Il serait évidemment stupide de nier, sous prétexte que ce sont des effets pervers, que la monnaie traditionnelle, censée être garantie par la collectivité - représentée par l'état ou d'autres autorités de tutelle - a de tout autre rôle que d'être un simple étalon servant à fluidifier les échanges et à éviter ainsi une économie qui se réduirait à une économie de troc. On peut cependant simplifier ces autres rôles en les ramenant à être de simples conséquences du rôle suivant: être une 'réserve' de valeur. D'où les fameux arguments de Keynes sur le concept de trappe à liquidités. Lorsque l'argent, censé fluidifier les échanges, ne circule plus, ou plus assez, les échanges eux-même sont perturbés.

L'inflation, comme moyen d'auto-régulation d'un système monétaire.
Bien entendu, à l'inverse, c'est à dire s'il y a 'trop de monnaie' - mais ce 'trop' doit toujours être évalué à l'aulne de la production réelle, ou potentielle, de biens et de marchandises - ou si cette monnaie circule 'trop vite', les prix des marchandises produites vont augmenter eux aussi, et la valeur intrinsèque de la monnaie en tant que 'réserve de valeur' diminuera. M. Allais soutenait à ce sujet que le seul taux 'raisonnable' d'inflation était de 2%, et rendait d'ailleurs responsable de l'inflation le système monétaire actuel.

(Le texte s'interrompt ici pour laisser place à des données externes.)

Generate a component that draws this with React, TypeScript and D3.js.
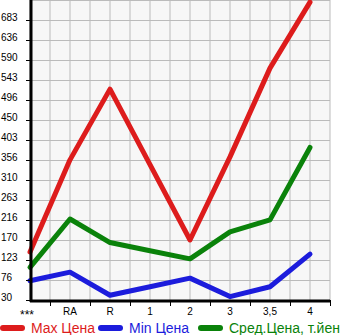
import React from "react";
import * as d3 from "d3";

const categories = ["***", "RA", "R", "1", "2", "3", "3,5", "4"];
const maxPrice = [142, 357, 522, 346, 170, 364, 571, 725];
const minPrice = [75, 95, 41, 61, 81, 38, 61, 137];
const avgPrice = [106, 219, 164, 145, 126, 189, 217, 386];
const yTickLabels = ["30", "76", "123", "170", "216", "263", "310", "356", "403", "450", "496", "543", "590", "636", "683"];
const legendLabels = ["Max Цена", "Min Цена", "Сред.Цена, т.йен"];

const W = 345;
const H = 335;
const L = 30, R = 330, T = 0, B = 300;
const yMin = 30, yMax = 730;

const colors = ["#dd1c1c", "#1c1cdc", "#0a820a"];

export default function App() {
  const y = d3.scaleLinear().domain([yMin, yMax]).range([B, T]);
  const xb = d3.scaleBand<string>().domain(categories).range([L - 20, R]);
  const bw = xb.bandwidth();
  const x = (c: string) => (xb(c) as number) + bw / 2;
  const gx = d3.scaleLinear().domain([0, 15]).range([L, R]);
  const gy = d3.scaleLinear().domain([0, 15]).range([B, T]);
  const tickVals = yTickLabels.map((_, i) => yMin + (i * (yMax - yMin)) / 15);

  const line = d3
    .line<number>()
    .x((_, i) => x(categories[i]))
    .y((v) => y(v));

  const series = [maxPrice, minPrice, avgPrice];
  const legendX = [0, 98, 198];

  return (
    <svg
      width={W}
      height={H}
      style={{ position: "absolute", left: 0, top: 0, background: "#fff" }}
      fontFamily="'Liberation Sans', Arial, sans-serif"
    >
      <rect x={L} y={T} width={R - L} height={B - T} fill="#f7f7f7" />
      {d3.range(0, 16).map((i) => (
        <line key={"gv" + i} x1={gx(i)} x2={gx(i)} y1={T} y2={B} stroke="#bbbbbb" strokeWidth={1} />
      ))}
      {d3.range(0, 16).map((i) => (
        <line key={"gh" + i} x1={L} x2={R} y1={gy(i) + 0.5} y2={gy(i) + 0.5} stroke="#bbbbbb" strokeWidth={1} />
      ))}
      {series.map((s, k) => (
        <path
          key={"s" + k}
          d={line(s) || ""}
          fill="none"
          stroke={colors[k]}
          strokeWidth={5}
          strokeLinejoin="round"
          strokeLinecap="round"
        />
      ))}
      {/* y axis */}
      <line x1={L + 1} x2={L + 1} y1={T} y2={B + 2} stroke="#000" strokeWidth={3} />
      {tickVals.map((v, i) => (
        <g key={"yt" + i}>
          <line x1={L - 4} x2={L} y1={y(v) + 0.5} y2={y(v) + 0.5} stroke="#000" strokeWidth={1} />
          <text x={1} y={y(v) + 1} fontSize={10} fill="#000">
            {yTickLabels[i]}
          </text>
        </g>
      ))}
      {/* x axis */}
      <line x1={L} x2={R} y1={B + 1} y2={B + 1} stroke="#000" strokeWidth={3} />
      {categories.map((c) => (
        <g key={"xt" + c}>
          <line
            x1={(xb(c) as number) + bw + 0.5}
            x2={(xb(c) as number) + bw + 0.5}
            y1={B}
            y2={B + 6}
            stroke="#000"
            strokeWidth={1}
          />
          <text
            x={c === "***" ? x(c) - 3 : x(c)}
            y={c === "***" ? B + 19 : B + 15}
            fontSize={c === "***" ? 12 : 10}
            textAnchor="middle"
            fill="#000"
          >
            {c}
          </text>
        </g>
      ))}
      {/* legend */}
      {legendLabels.map((lab, k) => (
        <g key={"lg" + k}>
          <line
            x1={legendX[k] + 3}
            x2={legendX[k] + 22}
            y1={328}
            y2={328}
            stroke={colors[k]}
            strokeWidth={6}
            strokeLinecap="round"
          />
          <text x={legendX[k] + 31} y={333} fontSize={14} fill={colors[k]}>
            {lab}
          </text>
        </g>
      ))}
    </svg>
  );
}
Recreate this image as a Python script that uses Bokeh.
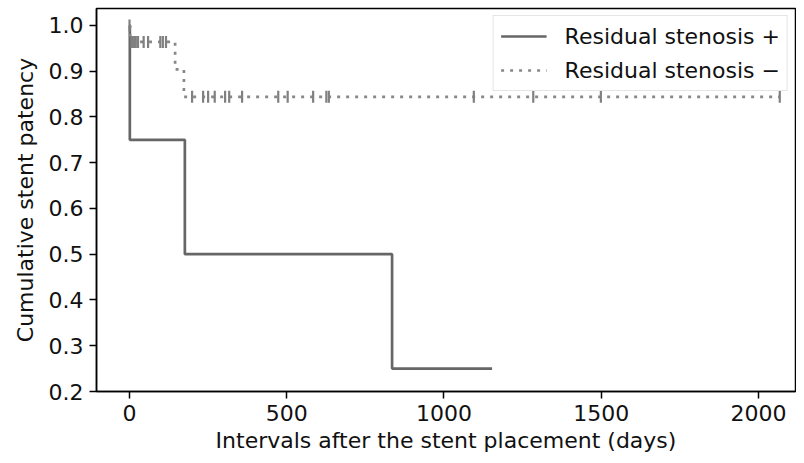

Je pense bien sûr qu'il faut aller beaucoup plus loin, et ne pas compter sur une auto-régulation du système pour éviter soit les dépressions - pas assez de monnaie 'circulante' - soit l'inflation - trop de monnaie 'circulante' - soit la stagflation- monnaie mal répartie.

Le principe des monnaies alternatives et de l'argent sans intérêt.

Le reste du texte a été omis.